Yara ABI AKL
C’est dans une volonté manifeste d’accélérer le processus de formation du gouvernement que le Premier ministre désigné, Saad Hariri, a entamé hier une nouvelle phase de contacts avec les protagonistes concernés par les obstacles entravant encore les négociations. Il s’agit, bien entendu, des Forces libanaises et du Parti socialiste progressiste. Une façon pour M. Hariri d’anticiper le retour à Beyrouth (prévu aujourd’hui) du président de la République, Michel Aoun, après un déplacement aux États-Unis. Des proches du Premier ministre confient que ce dernier est en quête de données concrètes avant de se rendre à Baabda pour une réunion avec le chef de l’État.
Le Premier ministre désigné s’est donc entretenu hier avec le leader des FL, Samir Geagea, à la Maison du Centre. Étaient présents les ministres sortants de la Culture, Ghattas Khoury (Futur), et de l’Information, Melhem Riachi (FL). Cet entretien est intervenu au lendemain d’une rencontre mercredi entre Saad Hariri et Waël Bou Faour, député joumblattiste de Rachaya.
La discussion entre le chef du gouvernement désigné et le locataire de Meerab a tout naturellement porté sur les tractations en cours en vue de la mise sur pied du cabinet. Selon une source FL contactée par L’Orient-Le Jour, Samir Geagea a saisi l’occasion pour assurer que toutes les moutures gouvernementales évoquées dans les médias « ne le concernent pas ». Une façon pour Meerab de démentir les informations ayant circulé récemment selon lesquelles il serait actuellement question d’accorder aux FL la vice-présidence du Conseil (sans portefeuille), deux portefeuilles de services et un ministère d’État. Dans les milieux proches de Meerab, on assure que le leader maronite n’est concerné par aucune mouture. Ce qui lui importe reste la mise sur pied d’un cabinet qui serait conforme aux poids politiques issus des législatives de mai dernier, et qui respecterait les équilibres politiques.

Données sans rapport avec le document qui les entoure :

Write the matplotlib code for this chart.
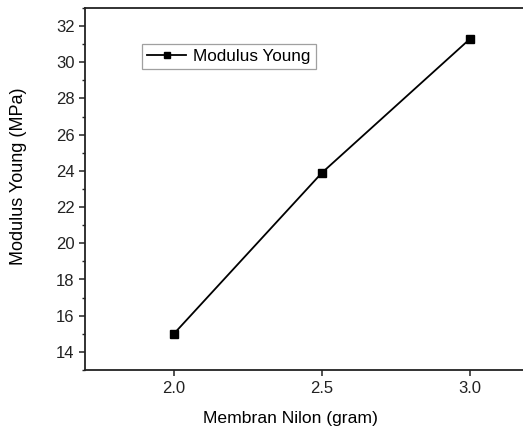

- Geagea a également profité de son entretien avec le Premier ministre désigné pour évoquer la situation économique qui ne fait que se détériorer au vu du retard dans le processus de formation de la future équipe ministérielle, souligne-t-on dans les mêmes milieux. Le chef des FL a même été jusqu’à appeler M. Hariri à tenir des séances gouvernementales qui seraient placées sous le signe de la « nécessité » pour discuter de la crise économique actuelle, et inciter ceux qui bloquent le processus gouvernemental à faciliter la mission du chef du gouvernement, ajoute-t-on de même source. Une allusion à peine voilée au Courant patriotique libre que la formation de Samir Geagea accuse de vouloir la marginaliser afin de l’écarter de l’équipe ministérielle Hariri.
Arslane en dehors du cabinet ?
Outre la querelle CPL-FL, M. Hariri continue à déployer des efforts pour défaire le nœud druze né du différend opposant le chef du Parti socialiste progressiste, Walid Joumblatt, à son principal adversaire, le chef du Parti démocrate libanais Talal Arslane, le premier insistant pour nommer les trois ministres druzes dans un cabinet de trente. Dans certains milieux proches de Moukhtara, on indique à L’OLJ que le PSP campe sur sa position, mais que les concessions sont possibles lorsque quelque chose de « valable » est présenté au chef de ce parti. Sauf que, jusqu’à présent, aucune proposition « sérieuse » n’a été présentée.
En dépit de ces explications, une source bien informée croit savoir qu’un projet de solution est actuellement à l’étude. Il s’agirait d’une mouture « qui n’a rien à voir avec Talal Arslane », assure-t-on. Un observateur politique va même jusqu’à estimer, via L’OLJ, que le Hezbollah pourrait déployer des efforts pour convaincre M. Arslane de faciliter la tâche de Saad Hariri, à l’heure où son allié traditionnel, le CPL, continue de plaider pour intégrer le chef du Parti démocrate libanais au sein du gouvernement.
Sauf que dans les milieux proches du parti chiite, on ne va pas aussi loin. On se contente de souligner que la formation de Hassan Nasrallah intervient « dans la mesure du possible », insistant sur la nécessité de respecter le poids politique de Talal Arslane. Dans les mêmes milieux, on dénonce le refus de Saad Hariri d’inclure ses opposants sunnites à son équipe, ainsi que le retard mis à former le gouvernement. Une façon pour le Hezbollah de répondre à ceux qui estiment qu’il exercerait un forcing pour accélérer les tractations, dans la mesure où il a besoin d’un gouvernement dans les plus brefs délais, pour faire face à la nouvelle vague de sanctions que lui infligerait la communauté internationale.